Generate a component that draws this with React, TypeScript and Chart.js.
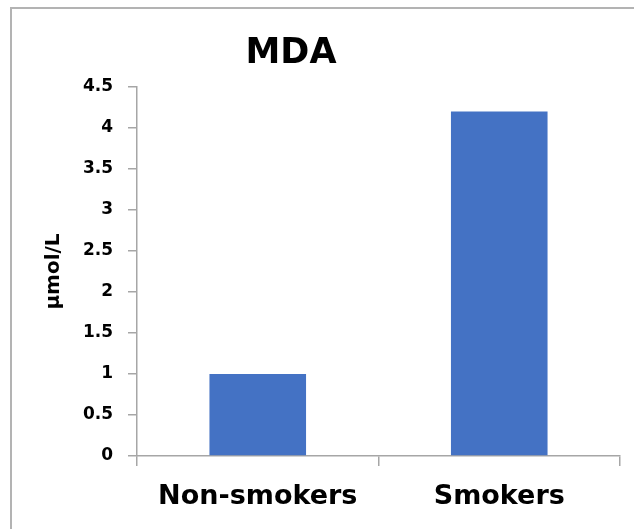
import React, { useEffect, useRef } from "react";
import { Chart, registerables } from "chart.js";

Chart.register(...registerables);

const categories = ["Non-smokers", "Smokers"];
const mdaValues = [1.0, 4.2];
const chartTitle = "MDA";
const yAxisTitle = "μmol/L";
const yMin = 0;
const yMax = 4.5;
const yStep = 0.5;

const FONT = "'DejaVu Sans', sans-serif";
const AXIS_COLOR = "#a6a6a6";

export default function App() {
  const canvasRef = useRef<HTMLCanvasElement | null>(null);

  useEffect(() => {
    const canvas = canvasRef.current;
    if (!canvas) return;
    const chart = new Chart(canvas, {
      type: "bar",
      data: {
        labels: categories,
        datasets: [
          {
            label: chartTitle,
            data: mdaValues,
            backgroundColor: "#4472C4",
            borderWidth: 0,
            barPercentage: 0.4,
            categoryPercentage: 1.0,
          },
        ],
      },
      options: {
        animation: false,
        responsive: false,
        devicePixelRatio: 1,
        layout: { padding: { top: 87, right: 14, bottom: 0, left: 10 } },
        plugins: {
          legend: { display: false },
          title: { display: false },
          tooltip: { enabled: false },
        },
        scales: {
          x: {
            offset: true,
            grid: {
              display: true,
              drawOnChartArea: false,
              drawTicks: true,
              tickLength: 10,
              color: AXIS_COLOR,
              lineWidth: 1.5,
              offset: true,
            },
            border: { display: true, color: AXIS_COLOR, width: 1.5 },
            ticks: {
              color: "#000",
              padding: 15,
              font: { family: FONT, size: 27, weight: "bold" },
              maxRotation: 0,
            },
            afterFit: (axis: any) => {
              axis.height = 73;
            },
          },
          y: {
            min: yMin,
            max: yMax,
            grid: {
              display: true,
              drawOnChartArea: false,
              drawTicks: true,
              tickLength: 9,
              color: AXIS_COLOR,
              lineWidth: 1.5,
            },
            border: { display: true, color: AXIS_COLOR, width: 1.5 },
            ticks: {
              stepSize: yStep,
              color: "#000",
              padding: 15,
              font: { family: FONT, size: 17, weight: "bold" },
              callback: (value: any) => String(Number(value)),
            },
            title: {
              display: true,
              text: yAxisTitle,
              color: "#000",
              font: { family: FONT, size: 20, weight: "bold" },
              padding: { top: 32, bottom: 0 },
            },
            afterFit: (axis: any) => {
              axis.width = 127;
            },
          },
        },
      },
    });
    return () => chart.destroy();
  }, []);

  return (
    <div
      style={{
        position: "absolute",
        left: 0,
        top: 0,
        width: 634,
        height: 529,
        overflow: "hidden",
        background: "#fff",
      }}
    >
      <div
        style={{
          position: "absolute",
          left: 10,
          top: 7,
          width: 624,
          height: 2,
          background: "#b3b3b3",
        }}
      />
      <div
        style={{
          position: "absolute",
          left: 10,
          top: 7,
          width: 2,
          height: 522,
          background: "#b3b3b3",
        }}
      />
      <canvas
        ref={canvasRef}
        width={634}
        height={529}
        style={{ position: "absolute", left: 0, top: 0, width: 634, height: 529 }}
      />
      <div
        style={{
          position: "absolute",
          left: 191,
          top: 34,
          width: 200,
          textAlign: "center",
          fontFamily: FONT,
          fontWeight: "bold",
          fontSize: 35,
          lineHeight: "35px",
          color: "#000",
        }}
      >
        {chartTitle}
      </div>
    </div>
  );
}
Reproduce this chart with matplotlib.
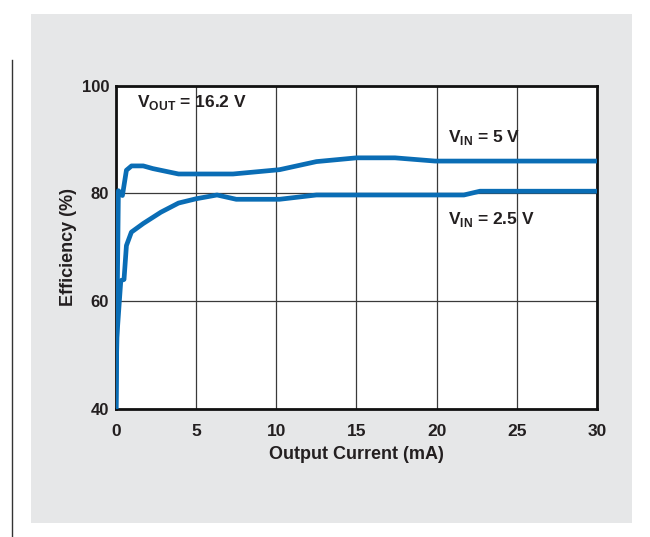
import matplotlib
matplotlib.use('Agg')
import matplotlib.pyplot as plt
from matplotlib import font_manager
from matplotlib.patches import Rectangle
from matplotlib.lines import Line2D

# data
current_5v = [0, 0.05, 0.15, 0.4, 0.65, 0.97, 1.7, 2.3, 3.9, 7.3, 10.2, 12.5, 15.0, 17.4, 19.9, 30]
eff_5v = [40, 53.2, 80.5, 79.6, 84.3, 85.1, 85.1, 84.6, 83.6, 83.6, 84.4, 85.9, 86.6, 86.6, 86.0, 86.0]

current_2v5 = [0, 0.05, 0.3, 0.5, 0.65, 0.96, 1.7, 2.8, 3.9, 5.0, 6.3, 7.5, 10.2, 12.5, 21.7, 22.7, 30]
eff_2v5 = [40, 53.2, 63.8, 64.0, 70.3, 72.8, 74.4, 76.5, 78.2, 79.0, 79.7, 78.9, 78.9, 79.7, 79.7, 80.4, 80.4]

xticks = [0, 5, 10, 15, 20, 25, 30]
yticks = [40, 60, 80, 100]

# pick a narrow bold face if one is around
names = {f.name for f in font_manager.fontManager.ttflist}
if 'Liberation Sans Narrow' in names:
    face = 'Liberation Sans Narrow'
elif 'DejaVu Sans Condensed' in names:
    face = 'DejaVu Sans Condensed'
else:
    face = 'Liberation Sans'
plt.rcParams['font.family'] = [face, 'DejaVu Sans']
plt.rcParams['mathtext.fontset'] = 'custom'
plt.rcParams['mathtext.rm'] = face + ':bold'
plt.rcParams['mathtext.bf'] = face + ':bold'

txt = '#231f20'
blue = '#0a6db5'

fig = plt.figure(figsize=(6.5, 5.37), dpi=100)
fig.patch.set_facecolor('white')

# grey panel and the thin rule at the left
fig.patches.append(Rectangle((31 / 650, 1 - 523 / 537), 601 / 650, 509 / 537,
                             transform=fig.transFigure, facecolor='#e6e7e8',
                             edgecolor='none', zorder=-10))
fig.lines.append(Line2D([11.5 / 650, 11.5 / 650], [0, 1 - 60 / 537],
                        transform=fig.transFigure, color='#333333', lw=1.0, zorder=-10))

ax = fig.add_axes([116 / 650, 1 - 408.7 / 537, 481 / 650, 323 / 537])
ax.set_facecolor('white')

ax.plot(current_5v, eff_5v, color=blue, lw=3.4, solid_joinstyle='round', zorder=3)
ax.plot(current_2v5, eff_2v5, color=blue, lw=3.4, solid_joinstyle='round', zorder=3)

ax.set_xlim(0, 30)
ax.set_ylim(40, 100)
ax.set_xticks(xticks)
ax.set_yticks(yticks)
ax.grid(True, color='#3a3a3a', lw=0.9)
ax.set_axisbelow(True)
ax.tick_params(axis='x', length=0, labelsize=12.5, colors=txt, pad=11)
ax.tick_params(axis='y', length=0, labelsize=12, colors=txt, pad=5)
for lab in ax.get_xticklabels() + ax.get_yticklabels():
    lab.set_fontweight('bold')
for s in ax.spines.values():
    s.set_linewidth(2)
    s.set_color('#111111')

ax.set_xlabel('Output Current (mA)', fontsize=13, fontweight='bold', color=txt, labelpad=5)
ax.set_ylabel('Efficiency (%)', fontsize=13, fontweight='bold', color=txt, labelpad=3)

ax.text(1.3, 96.8, r'$\mathbf{V}_{\mathbf{OUT}}$ = 16.2 V', fontsize=12.5, fontweight='bold',
        color=txt, ha='left', va='center')
ax.text(20.7, 90.4, r'$\mathbf{V}_{\mathbf{IN}}$ = 5 V', fontsize=12.5, fontweight='bold',
        color=txt, ha='left', va='center')
ax.text(20.7, 75.2, r'$\mathbf{V}_{\mathbf{IN}}$ = 2.5 V', fontsize=12.5, fontweight='bold',
        color=txt, ha='left', va='center')

fig.savefig('out.png', dpi=100)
★ ★ ★ ★ ★ ★ ★
▶ [Given exercise]:
Reproduce each line exactly, please, except for any pictures.

▶ [Exercise output]:
Generate a component that draws this with React, TypeScript and Chart.js.
import React, { useEffect, useRef } from "react";
import { Chart, registerables } from "chart.js";

Chart.register(...registerables);

const categories = ["Non-smokers", "Smokers"];
const mdaValues = [1.0, 4.2];
const chartTitle = "MDA";
const yAxisTitle = "μmol/L";
const yMin = 0;
const yMax = 4.5;
const yStep = 0.5;

const FONT = "'DejaVu Sans', sans-serif";
const AXIS_COLOR = "#a6a6a6";

export default function App() {
  const canvasRef = useRef<HTMLCanvasElement | null>(null);

  useEffect(() => {
    const canvas = canvasRef.current;
    if (!canvas) return;
    const chart = new Chart(canvas, {
      type: "bar",
      data: {
        labels: categories,
        datasets: [
          {
            label: chartTitle,
            data: mdaValues,
            backgroundColor: "#4472C4",
            borderWidth: 0,
            barPercentage: 0.4,
            categoryPercentage: 1.0,
          },
        ],
      },
      options: {
        animation: false,
        responsive: false,
        devicePixelRatio: 1,
        layout: { padding: { top: 87, right: 14, bottom: 0, left: 10 } },
        plugins: {
          legend: { display: false },
          title: { display: false },
          tooltip: { enabled: false },
        },
        scales: {
          x: {
            offset: true,
            grid: {
              display: true,
              drawOnChartArea: false,
              drawTicks: true,
              tickLength: 10,
              color: AXIS_COLOR,
              lineWidth: 1.5,
              offset: true,
            },
            border: { display: true, color: AXIS_COLOR, width: 1.5 },
            ticks: {
              color: "#000",
              padding: 15,
              font: { family: FONT, size: 27, weight: "bold" },
              maxRotation: 0,
            },
            afterFit: (axis: any) => {
              axis.height = 73;
            },
          },
          y: {
            min: yMin,
            max: yMax,
            grid: {
              display: true,
              drawOnChartArea: false,
              drawTicks: true,
              tickLength: 9,
              color: AXIS_COLOR,
              lineWidth: 1.5,
            },
            border: { display: true, color: AXIS_COLOR, width: 1.5 },
            ticks: {
              stepSize: yStep,
              color: "#000",
              padding: 15,
              font: { family: FONT, size: 17, weight: "bold" },
              callback: (value: any) => String(Number(value)),
            },
            title: {
              display: true,
              text: yAxisTitle,
              color: "#000",
              font: { family: FONT, size: 20, weight: "bold" },
              padding: { top: 32, bottom: 0 },
            },
            afterFit: (axis: any) => {
              axis.width = 127;
            },
          },
        },
      },
    });
    return () => chart.destroy();
  }, []);

  return (
    <div
      style={{
        position: "absolute",
        left: 0,
        top: 0,
        width: 634,
        height: 529,
        overflow: "hidden",
        background: "#fff",
      }}
    >
      <div
        style={{
          position: "absolute",
          left: 10,
          top: 7,
          width: 624,
          height: 2,
          background: "#b3b3b3",
        }}
      />
      <div
        style={{
          position: "absolute",
          left: 10,
          top: 7,
          width: 2,
          height: 522,
          background: "#b3b3b3",
        }}
      />
      <canvas
        ref={canvasRef}
        width={634}
        height={529}
        style={{ position: "absolute", left: 0, top: 0, width: 634, height: 529 }}
      />
      <div
        style={{
          position: "absolute",
          left: 191,
          top: 34,
          width: 200,
          textAlign: "center",
          fontFamily: FONT,
          fontWeight: "bold",
          fontSize: 35,
          lineHeight: "35px",
          color: "#000",
        }}
      >
        {chartTitle}
      </div>
    </div>
  );
}
Reproduce this chart with matplotlib.
import matplotlib
matplotlib.use('Agg')
import matplotlib.pyplot as plt
from matplotlib import font_manager
from matplotlib.patches import Rectangle
from matplotlib.lines import Line2D

# data
current_5v = [0, 0.05, 0.15, 0.4, 0.65, 0.97, 1.7, 2.3, 3.9, 7.3, 10.2, 12.5, 15.0, 17.4, 19.9, 30]
eff_5v = [40, 53.2, 80.5, 79.6, 84.3, 85.1, 85.1, 84.6, 83.6, 83.6, 84.4, 85.9, 86.6, 86.6, 86.0, 86.0]

current_2v5 = [0, 0.05, 0.3, 0.5, 0.65, 0.96, 1.7, 2.8, 3.9, 5.0, 6.3, 7.5, 10.2, 12.5, 21.7, 22.7, 30]
eff_2v5 = [40, 53.2, 63.8, 64.0, 70.3, 72.8, 74.4, 76.5, 78.2, 79.0, 79.7, 78.9, 78.9, 79.7, 79.7, 80.4, 80.4]

xticks = [0, 5, 10, 15, 20, 25, 30]
yticks = [40, 60, 80, 100]

# pick a narrow bold face if one is around
names = {f.name for f in font_manager.fontManager.ttflist}
if 'Liberation Sans Narrow' in names:
    face = 'Liberation Sans Narrow'
elif 'DejaVu Sans Condensed' in names:
    face = 'DejaVu Sans Condensed'
else:
    face = 'Liberation Sans'
plt.rcParams['font.family'] = [face, 'DejaVu Sans']
plt.rcParams['mathtext.fontset'] = 'custom'
plt.rcParams['mathtext.rm'] = face + ':bold'
plt.rcParams['mathtext.bf'] = face + ':bold'

txt = '#231f20'
blue = '#0a6db5'

fig = plt.figure(figsize=(6.5, 5.37), dpi=100)
fig.patch.set_facecolor('white')

# grey panel and the thin rule at the left
fig.patches.append(Rectangle((31 / 650, 1 - 523 / 537), 601 / 650, 509 / 537,
                             transform=fig.transFigure, facecolor='#e6e7e8',
                             edgecolor='none', zorder=-10))
fig.lines.append(Line2D([11.5 / 650, 11.5 / 650], [0, 1 - 60 / 537],
                        transform=fig.transFigure, color='#333333', lw=1.0, zorder=-10))

ax = fig.add_axes([116 / 650, 1 - 408.7 / 537, 481 / 650, 323 / 537])
ax.set_facecolor('white')

ax.plot(current_5v, eff_5v, color=blue, lw=3.4, solid_joinstyle='round', zorder=3)
ax.plot(current_2v5, eff_2v5, color=blue, lw=3.4, solid_joinstyle='round', zorder=3)

ax.set_xlim(0, 30)
ax.set_ylim(40, 100)
ax.set_xticks(xticks)
ax.set_yticks(yticks)
ax.grid(True, color='#3a3a3a', lw=0.9)
ax.set_axisbelow(True)
ax.tick_params(axis='x', length=0, labelsize=12.5, colors=txt, pad=11)
ax.tick_params(axis='y', length=0, labelsize=12, colors=txt, pad=5)
for lab in ax.get_xticklabels() + ax.get_yticklabels():
    lab.set_fontweight('bold')
for s in ax.spines.values():
    s.set_linewidth(2)
    s.set_color('#111111')

ax.set_xlabel('Output Current (mA)', fontsize=13, fontweight='bold', color=txt, labelpad=5)
ax.set_ylabel('Efficiency (%)', fontsize=13, fontweight='bold', color=txt, labelpad=3)

ax.text(1.3, 96.8, r'$\mathbf{V}_{\mathbf{OUT}}$ = 16.2 V', fontsize=12.5, fontweight='bold',
        color=txt, ha='left', va='center')
ax.text(20.7, 90.4, r'$\mathbf{V}_{\mathbf{IN}}$ = 5 V', fontsize=12.5, fontweight='bold',
        color=txt, ha='left', va='center')
ax.text(20.7, 75.2, r'$\mathbf{V}_{\mathbf{IN}}$ = 2.5 V', fontsize=12.5, fontweight='bold',
        color=txt, ha='left', va='center')

fig.savefig('out.png', dpi=100)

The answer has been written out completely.